*Work to do*: Copy all the entries word for word, but omit the pictures.

━━━━━━━━━━━━━━━━

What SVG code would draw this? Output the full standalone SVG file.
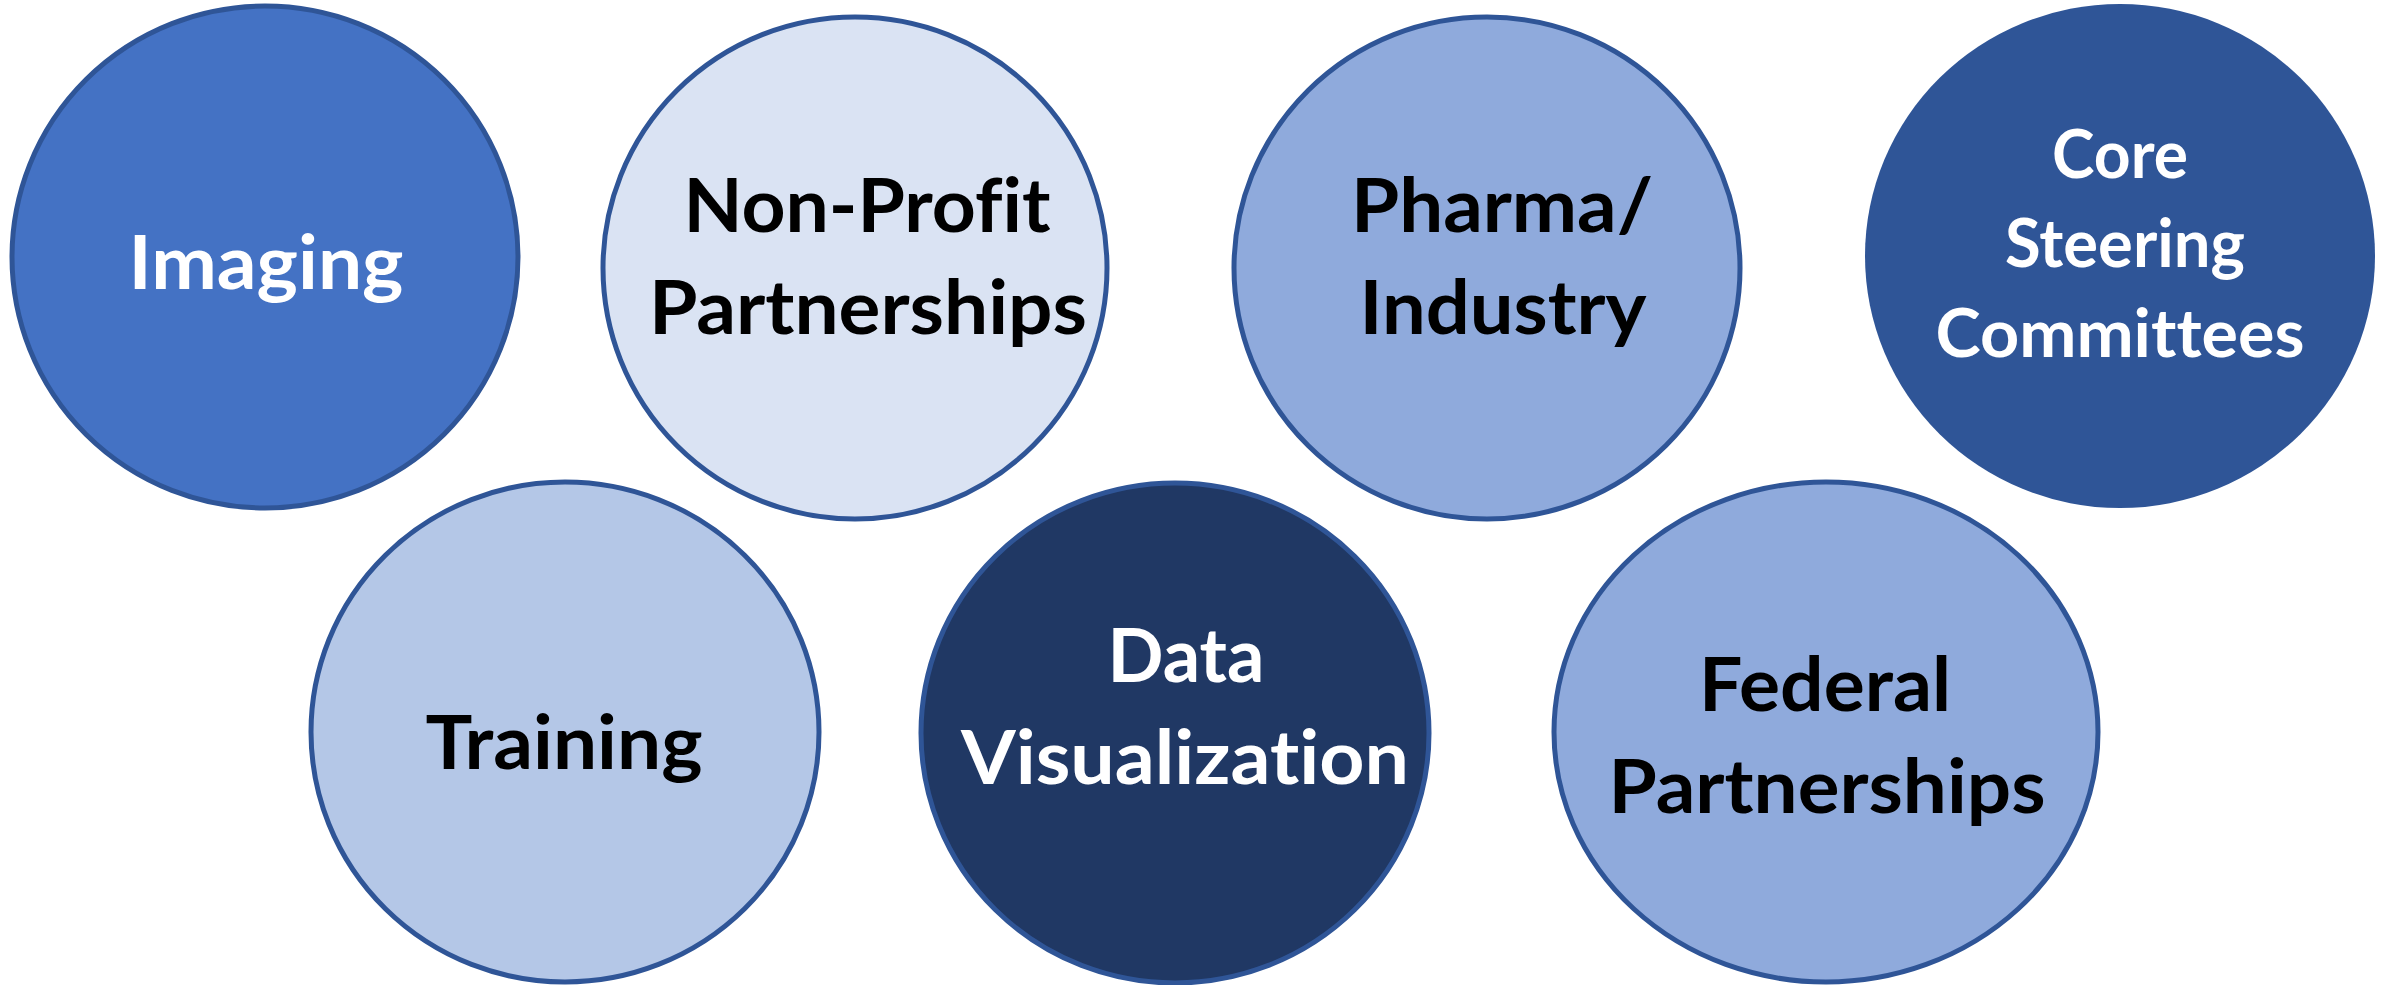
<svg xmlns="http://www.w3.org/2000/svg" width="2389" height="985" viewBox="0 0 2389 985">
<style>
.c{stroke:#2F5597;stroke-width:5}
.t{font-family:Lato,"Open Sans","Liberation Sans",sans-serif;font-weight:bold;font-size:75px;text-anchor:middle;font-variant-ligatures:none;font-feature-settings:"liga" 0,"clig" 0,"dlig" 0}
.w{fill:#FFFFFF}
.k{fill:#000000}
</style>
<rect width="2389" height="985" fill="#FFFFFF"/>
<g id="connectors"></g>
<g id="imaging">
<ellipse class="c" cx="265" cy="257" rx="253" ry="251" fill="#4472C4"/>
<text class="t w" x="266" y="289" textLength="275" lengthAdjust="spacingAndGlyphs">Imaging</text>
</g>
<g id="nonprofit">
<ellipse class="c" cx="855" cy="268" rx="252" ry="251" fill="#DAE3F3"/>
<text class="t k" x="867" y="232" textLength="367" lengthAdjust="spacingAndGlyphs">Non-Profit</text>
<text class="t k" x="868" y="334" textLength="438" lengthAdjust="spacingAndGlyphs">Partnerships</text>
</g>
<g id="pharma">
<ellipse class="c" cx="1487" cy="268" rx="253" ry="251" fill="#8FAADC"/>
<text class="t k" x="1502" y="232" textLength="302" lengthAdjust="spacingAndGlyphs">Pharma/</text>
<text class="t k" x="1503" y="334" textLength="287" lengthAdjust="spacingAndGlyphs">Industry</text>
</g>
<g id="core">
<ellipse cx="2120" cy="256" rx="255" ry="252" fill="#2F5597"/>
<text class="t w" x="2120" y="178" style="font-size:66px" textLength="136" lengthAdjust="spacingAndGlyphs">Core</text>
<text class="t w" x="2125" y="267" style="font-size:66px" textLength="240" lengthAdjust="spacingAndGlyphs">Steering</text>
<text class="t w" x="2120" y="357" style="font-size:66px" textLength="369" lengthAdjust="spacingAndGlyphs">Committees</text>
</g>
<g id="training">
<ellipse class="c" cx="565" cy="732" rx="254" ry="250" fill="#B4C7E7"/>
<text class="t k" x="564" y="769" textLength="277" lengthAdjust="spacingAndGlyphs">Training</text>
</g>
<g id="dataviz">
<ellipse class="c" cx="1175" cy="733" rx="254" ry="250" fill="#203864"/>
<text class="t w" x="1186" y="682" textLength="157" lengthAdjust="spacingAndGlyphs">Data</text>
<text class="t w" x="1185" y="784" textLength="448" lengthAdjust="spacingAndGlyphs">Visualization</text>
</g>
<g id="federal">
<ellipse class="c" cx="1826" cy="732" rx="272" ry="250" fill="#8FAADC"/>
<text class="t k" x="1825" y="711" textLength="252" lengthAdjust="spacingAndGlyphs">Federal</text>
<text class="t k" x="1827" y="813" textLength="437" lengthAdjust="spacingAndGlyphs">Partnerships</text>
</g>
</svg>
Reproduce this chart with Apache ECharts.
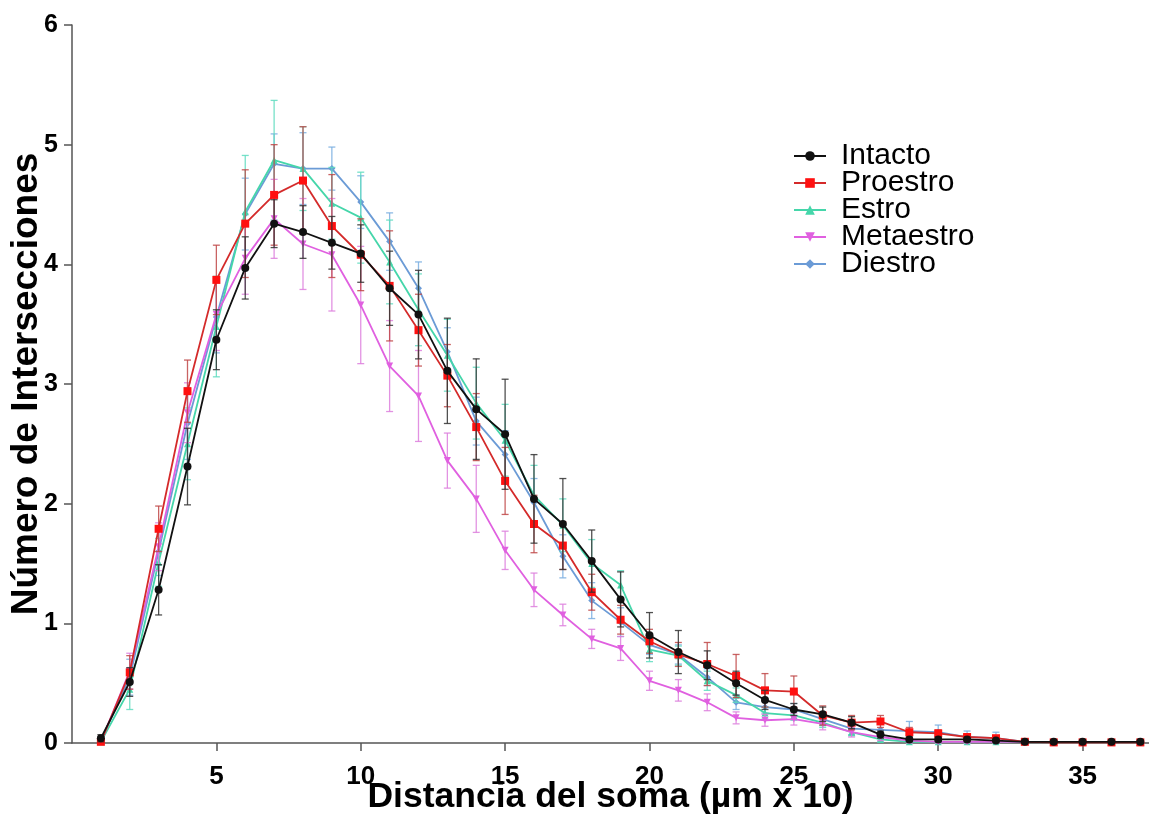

━━━━━━━━━━━━━━━━

*Response to this task*:
What SVG code would draw this? Output the full standalone SVG file.
<svg xmlns="http://www.w3.org/2000/svg" width="2389" height="985" viewBox="0 0 2389 985">
<style>
.c{stroke:#2F5597;stroke-width:5}
.t{font-family:Lato,"Open Sans","Liberation Sans",sans-serif;font-weight:bold;font-size:75px;text-anchor:middle;font-variant-ligatures:none;font-feature-settings:"liga" 0,"clig" 0,"dlig" 0}
.w{fill:#FFFFFF}
.k{fill:#000000}
</style>
<rect width="2389" height="985" fill="#FFFFFF"/>
<g id="connectors"></g>
<g id="imaging">
<ellipse class="c" cx="265" cy="257" rx="253" ry="251" fill="#4472C4"/>
<text class="t w" x="266" y="289" textLength="275" lengthAdjust="spacingAndGlyphs">Imaging</text>
</g>
<g id="nonprofit">
<ellipse class="c" cx="855" cy="268" rx="252" ry="251" fill="#DAE3F3"/>
<text class="t k" x="867" y="232" textLength="367" lengthAdjust="spacingAndGlyphs">Non-Profit</text>
<text class="t k" x="868" y="334" textLength="438" lengthAdjust="spacingAndGlyphs">Partnerships</text>
</g>
<g id="pharma">
<ellipse class="c" cx="1487" cy="268" rx="253" ry="251" fill="#8FAADC"/>
<text class="t k" x="1502" y="232" textLength="302" lengthAdjust="spacingAndGlyphs">Pharma/</text>
<text class="t k" x="1503" y="334" textLength="287" lengthAdjust="spacingAndGlyphs">Industry</text>
</g>
<g id="core">
<ellipse cx="2120" cy="256" rx="255" ry="252" fill="#2F5597"/>
<text class="t w" x="2120" y="178" style="font-size:66px" textLength="136" lengthAdjust="spacingAndGlyphs">Core</text>
<text class="t w" x="2125" y="267" style="font-size:66px" textLength="240" lengthAdjust="spacingAndGlyphs">Steering</text>
<text class="t w" x="2120" y="357" style="font-size:66px" textLength="369" lengthAdjust="spacingAndGlyphs">Committees</text>
</g>
<g id="training">
<ellipse class="c" cx="565" cy="732" rx="254" ry="250" fill="#B4C7E7"/>
<text class="t k" x="564" y="769" textLength="277" lengthAdjust="spacingAndGlyphs">Training</text>
</g>
<g id="dataviz">
<ellipse class="c" cx="1175" cy="733" rx="254" ry="250" fill="#203864"/>
<text class="t w" x="1186" y="682" textLength="157" lengthAdjust="spacingAndGlyphs">Data</text>
<text class="t w" x="1185" y="784" textLength="448" lengthAdjust="spacingAndGlyphs">Visualization</text>
</g>
<g id="federal">
<ellipse class="c" cx="1826" cy="732" rx="272" ry="250" fill="#8FAADC"/>
<text class="t k" x="1825" y="711" textLength="252" lengthAdjust="spacingAndGlyphs">Federal</text>
<text class="t k" x="1827" y="813" textLength="437" lengthAdjust="spacingAndGlyphs">Partnerships</text>
</g>
</svg>
Reproduce this chart with Apache ECharts.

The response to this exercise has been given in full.